▶ [What is needed]:
Return each line that holds the word "size".

▶ [Material]:
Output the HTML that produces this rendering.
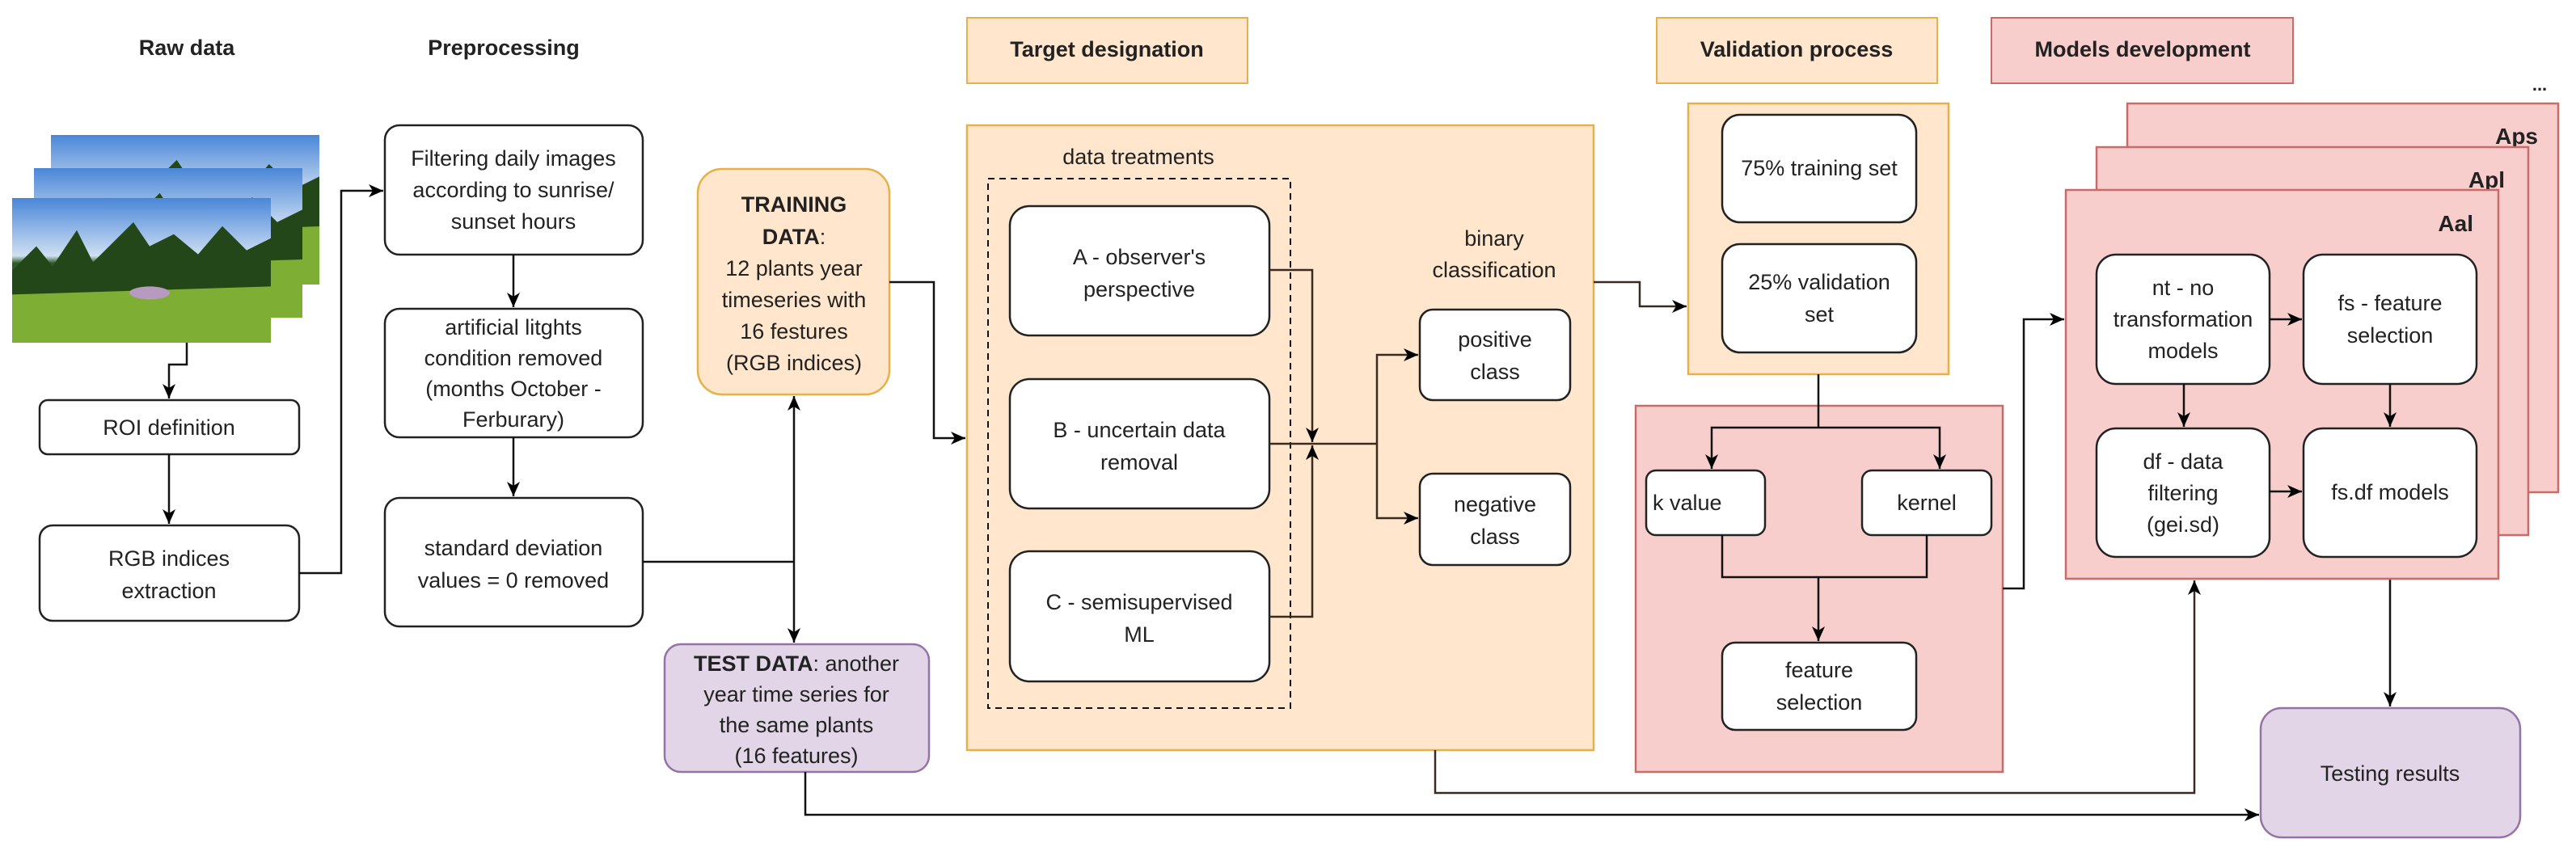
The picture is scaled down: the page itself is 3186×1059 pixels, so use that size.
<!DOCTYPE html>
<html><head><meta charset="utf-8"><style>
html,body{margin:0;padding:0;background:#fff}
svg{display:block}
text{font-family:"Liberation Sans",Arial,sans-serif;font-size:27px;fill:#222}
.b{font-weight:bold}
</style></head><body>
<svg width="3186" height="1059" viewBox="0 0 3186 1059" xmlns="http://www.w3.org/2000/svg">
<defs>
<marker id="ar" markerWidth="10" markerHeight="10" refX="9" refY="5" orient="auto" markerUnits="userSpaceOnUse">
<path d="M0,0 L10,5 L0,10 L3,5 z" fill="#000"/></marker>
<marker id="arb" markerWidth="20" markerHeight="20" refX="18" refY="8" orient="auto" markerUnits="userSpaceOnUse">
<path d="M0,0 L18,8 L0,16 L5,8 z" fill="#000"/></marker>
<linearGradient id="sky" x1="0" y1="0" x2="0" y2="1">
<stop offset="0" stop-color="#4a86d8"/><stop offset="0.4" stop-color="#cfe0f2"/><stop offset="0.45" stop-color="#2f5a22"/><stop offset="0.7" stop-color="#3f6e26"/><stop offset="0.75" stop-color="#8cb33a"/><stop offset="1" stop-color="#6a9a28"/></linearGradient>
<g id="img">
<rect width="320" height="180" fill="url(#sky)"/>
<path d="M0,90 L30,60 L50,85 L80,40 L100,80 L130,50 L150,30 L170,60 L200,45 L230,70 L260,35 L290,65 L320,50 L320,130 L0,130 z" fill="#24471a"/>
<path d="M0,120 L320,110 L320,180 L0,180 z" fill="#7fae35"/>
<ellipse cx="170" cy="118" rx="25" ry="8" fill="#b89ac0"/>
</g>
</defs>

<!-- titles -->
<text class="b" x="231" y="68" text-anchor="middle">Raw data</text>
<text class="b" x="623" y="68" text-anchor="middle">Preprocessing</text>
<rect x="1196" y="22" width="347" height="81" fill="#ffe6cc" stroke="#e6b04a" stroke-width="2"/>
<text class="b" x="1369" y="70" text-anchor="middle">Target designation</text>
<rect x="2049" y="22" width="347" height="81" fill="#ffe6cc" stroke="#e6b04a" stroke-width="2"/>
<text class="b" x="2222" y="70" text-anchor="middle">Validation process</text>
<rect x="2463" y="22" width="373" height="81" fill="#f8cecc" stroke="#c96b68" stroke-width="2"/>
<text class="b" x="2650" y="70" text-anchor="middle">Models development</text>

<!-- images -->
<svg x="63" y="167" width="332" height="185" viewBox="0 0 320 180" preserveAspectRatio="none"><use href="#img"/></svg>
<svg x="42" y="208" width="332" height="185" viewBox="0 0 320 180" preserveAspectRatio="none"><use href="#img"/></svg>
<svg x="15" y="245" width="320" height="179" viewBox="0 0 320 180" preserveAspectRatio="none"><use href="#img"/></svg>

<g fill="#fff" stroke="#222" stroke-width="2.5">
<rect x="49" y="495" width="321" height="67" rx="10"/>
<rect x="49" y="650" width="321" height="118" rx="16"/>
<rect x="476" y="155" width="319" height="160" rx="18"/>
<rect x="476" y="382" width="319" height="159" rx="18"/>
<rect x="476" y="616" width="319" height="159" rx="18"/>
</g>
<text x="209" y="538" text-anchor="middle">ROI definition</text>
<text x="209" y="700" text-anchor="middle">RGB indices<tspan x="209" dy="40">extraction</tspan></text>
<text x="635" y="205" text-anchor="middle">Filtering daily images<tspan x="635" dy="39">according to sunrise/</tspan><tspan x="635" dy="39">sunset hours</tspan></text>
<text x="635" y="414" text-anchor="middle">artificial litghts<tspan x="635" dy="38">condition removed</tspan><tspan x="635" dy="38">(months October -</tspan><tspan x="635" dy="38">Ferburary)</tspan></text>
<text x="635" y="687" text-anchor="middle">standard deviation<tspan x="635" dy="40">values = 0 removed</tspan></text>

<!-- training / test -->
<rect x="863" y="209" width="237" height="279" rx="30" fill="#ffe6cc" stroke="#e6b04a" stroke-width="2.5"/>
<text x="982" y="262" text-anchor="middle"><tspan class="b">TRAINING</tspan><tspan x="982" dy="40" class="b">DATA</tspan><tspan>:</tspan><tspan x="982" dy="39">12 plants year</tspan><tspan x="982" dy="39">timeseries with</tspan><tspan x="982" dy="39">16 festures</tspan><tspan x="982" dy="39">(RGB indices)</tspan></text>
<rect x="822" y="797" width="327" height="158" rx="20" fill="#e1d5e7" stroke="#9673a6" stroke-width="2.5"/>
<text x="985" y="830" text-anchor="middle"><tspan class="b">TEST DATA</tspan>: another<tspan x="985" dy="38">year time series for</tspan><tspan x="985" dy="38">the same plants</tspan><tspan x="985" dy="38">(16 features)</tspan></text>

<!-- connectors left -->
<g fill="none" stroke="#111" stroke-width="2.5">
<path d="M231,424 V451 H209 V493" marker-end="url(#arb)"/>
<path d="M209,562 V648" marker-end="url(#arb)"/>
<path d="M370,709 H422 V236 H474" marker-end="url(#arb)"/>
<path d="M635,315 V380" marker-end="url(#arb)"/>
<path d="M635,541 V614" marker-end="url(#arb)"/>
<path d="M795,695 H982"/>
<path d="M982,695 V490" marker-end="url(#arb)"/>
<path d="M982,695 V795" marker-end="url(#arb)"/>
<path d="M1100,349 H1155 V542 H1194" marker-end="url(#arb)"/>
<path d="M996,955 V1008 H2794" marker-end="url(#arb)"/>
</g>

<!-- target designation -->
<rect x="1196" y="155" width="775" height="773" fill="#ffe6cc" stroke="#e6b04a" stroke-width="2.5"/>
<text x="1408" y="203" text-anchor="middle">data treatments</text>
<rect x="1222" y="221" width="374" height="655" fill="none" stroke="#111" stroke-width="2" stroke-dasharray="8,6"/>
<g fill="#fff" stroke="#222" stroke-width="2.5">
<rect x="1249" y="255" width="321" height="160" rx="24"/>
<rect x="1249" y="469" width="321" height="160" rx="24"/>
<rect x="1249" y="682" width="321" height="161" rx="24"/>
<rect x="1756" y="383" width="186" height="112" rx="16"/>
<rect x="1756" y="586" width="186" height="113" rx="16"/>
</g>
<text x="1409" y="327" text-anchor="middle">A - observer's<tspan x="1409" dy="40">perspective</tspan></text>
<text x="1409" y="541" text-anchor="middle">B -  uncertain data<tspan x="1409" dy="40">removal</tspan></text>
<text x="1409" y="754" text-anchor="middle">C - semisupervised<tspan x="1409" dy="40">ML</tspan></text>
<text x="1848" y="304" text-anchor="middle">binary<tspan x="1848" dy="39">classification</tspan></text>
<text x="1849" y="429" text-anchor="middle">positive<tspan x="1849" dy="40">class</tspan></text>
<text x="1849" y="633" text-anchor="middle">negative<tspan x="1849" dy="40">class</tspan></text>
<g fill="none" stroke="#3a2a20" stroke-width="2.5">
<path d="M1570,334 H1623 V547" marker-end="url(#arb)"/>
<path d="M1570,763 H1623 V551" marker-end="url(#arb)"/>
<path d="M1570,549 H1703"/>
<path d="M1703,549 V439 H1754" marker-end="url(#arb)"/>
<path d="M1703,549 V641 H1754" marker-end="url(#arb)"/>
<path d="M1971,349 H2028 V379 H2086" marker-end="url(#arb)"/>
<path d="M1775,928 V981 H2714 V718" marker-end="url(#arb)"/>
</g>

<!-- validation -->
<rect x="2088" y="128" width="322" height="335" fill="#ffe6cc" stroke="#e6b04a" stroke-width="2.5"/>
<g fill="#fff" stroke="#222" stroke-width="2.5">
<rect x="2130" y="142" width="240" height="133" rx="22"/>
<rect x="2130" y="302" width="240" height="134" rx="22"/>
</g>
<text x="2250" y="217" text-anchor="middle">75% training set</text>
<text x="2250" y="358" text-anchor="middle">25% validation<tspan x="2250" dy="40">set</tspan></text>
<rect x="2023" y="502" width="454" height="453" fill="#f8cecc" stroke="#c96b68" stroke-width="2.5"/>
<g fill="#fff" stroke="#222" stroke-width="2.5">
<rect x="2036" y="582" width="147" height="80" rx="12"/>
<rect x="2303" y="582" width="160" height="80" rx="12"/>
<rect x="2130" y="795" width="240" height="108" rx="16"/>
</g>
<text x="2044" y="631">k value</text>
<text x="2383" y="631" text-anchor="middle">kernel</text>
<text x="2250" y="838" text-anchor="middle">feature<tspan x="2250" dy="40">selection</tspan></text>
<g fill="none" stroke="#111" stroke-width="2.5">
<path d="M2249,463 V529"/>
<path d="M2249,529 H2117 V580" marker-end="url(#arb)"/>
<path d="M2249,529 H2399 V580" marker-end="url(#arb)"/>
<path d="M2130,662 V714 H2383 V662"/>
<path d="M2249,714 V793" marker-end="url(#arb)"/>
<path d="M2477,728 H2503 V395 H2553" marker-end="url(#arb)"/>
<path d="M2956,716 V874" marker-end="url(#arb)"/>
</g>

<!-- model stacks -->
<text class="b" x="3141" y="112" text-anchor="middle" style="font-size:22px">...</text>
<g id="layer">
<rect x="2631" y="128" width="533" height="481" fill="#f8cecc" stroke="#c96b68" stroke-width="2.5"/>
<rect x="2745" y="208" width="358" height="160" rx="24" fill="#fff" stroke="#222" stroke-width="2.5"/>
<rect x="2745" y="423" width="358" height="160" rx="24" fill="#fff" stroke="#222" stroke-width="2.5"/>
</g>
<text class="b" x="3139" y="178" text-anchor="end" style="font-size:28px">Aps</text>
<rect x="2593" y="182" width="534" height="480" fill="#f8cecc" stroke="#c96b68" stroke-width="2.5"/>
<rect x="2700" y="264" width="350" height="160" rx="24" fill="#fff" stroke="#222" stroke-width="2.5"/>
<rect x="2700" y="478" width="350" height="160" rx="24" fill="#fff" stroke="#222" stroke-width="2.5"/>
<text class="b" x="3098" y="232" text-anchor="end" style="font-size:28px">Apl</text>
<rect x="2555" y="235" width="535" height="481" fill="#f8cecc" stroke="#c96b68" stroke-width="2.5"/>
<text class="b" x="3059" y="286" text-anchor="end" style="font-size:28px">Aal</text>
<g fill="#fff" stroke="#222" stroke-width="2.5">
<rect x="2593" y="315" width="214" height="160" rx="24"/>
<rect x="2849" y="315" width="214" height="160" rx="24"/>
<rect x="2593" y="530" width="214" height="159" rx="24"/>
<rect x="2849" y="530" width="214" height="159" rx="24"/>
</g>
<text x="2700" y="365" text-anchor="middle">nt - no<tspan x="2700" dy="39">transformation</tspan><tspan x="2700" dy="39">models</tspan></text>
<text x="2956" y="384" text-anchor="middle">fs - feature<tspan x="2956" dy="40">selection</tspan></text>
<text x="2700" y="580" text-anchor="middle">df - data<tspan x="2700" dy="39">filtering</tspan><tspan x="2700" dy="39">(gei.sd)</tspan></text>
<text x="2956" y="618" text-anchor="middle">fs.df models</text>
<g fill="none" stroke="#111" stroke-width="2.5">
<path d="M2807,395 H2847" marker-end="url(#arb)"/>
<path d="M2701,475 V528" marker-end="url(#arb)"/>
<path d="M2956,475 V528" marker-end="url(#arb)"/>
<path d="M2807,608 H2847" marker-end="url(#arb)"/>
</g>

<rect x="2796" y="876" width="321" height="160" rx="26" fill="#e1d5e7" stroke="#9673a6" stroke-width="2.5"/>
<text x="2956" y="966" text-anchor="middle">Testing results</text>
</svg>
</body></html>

▶ [Worked answer]:
The picture is scaled down: the page itself is 3186×1059 pixels, so use that size.
text{font-family:"Liberation Sans",Arial,sans-serif;font-size:27px;fill:#222}
<text class="b" x="3141" y="112" text-anchor="middle" style="font-size:22px">...</text>
<text class="b" x="3139" y="178" text-anchor="end" style="font-size:28px">Aps</text>
<text class="b" x="3098" y="232" text-anchor="end" style="font-size:28px">Apl</text>
<text class="b" x="3059" y="286" text-anchor="end" style="font-size:28px">Aal</text>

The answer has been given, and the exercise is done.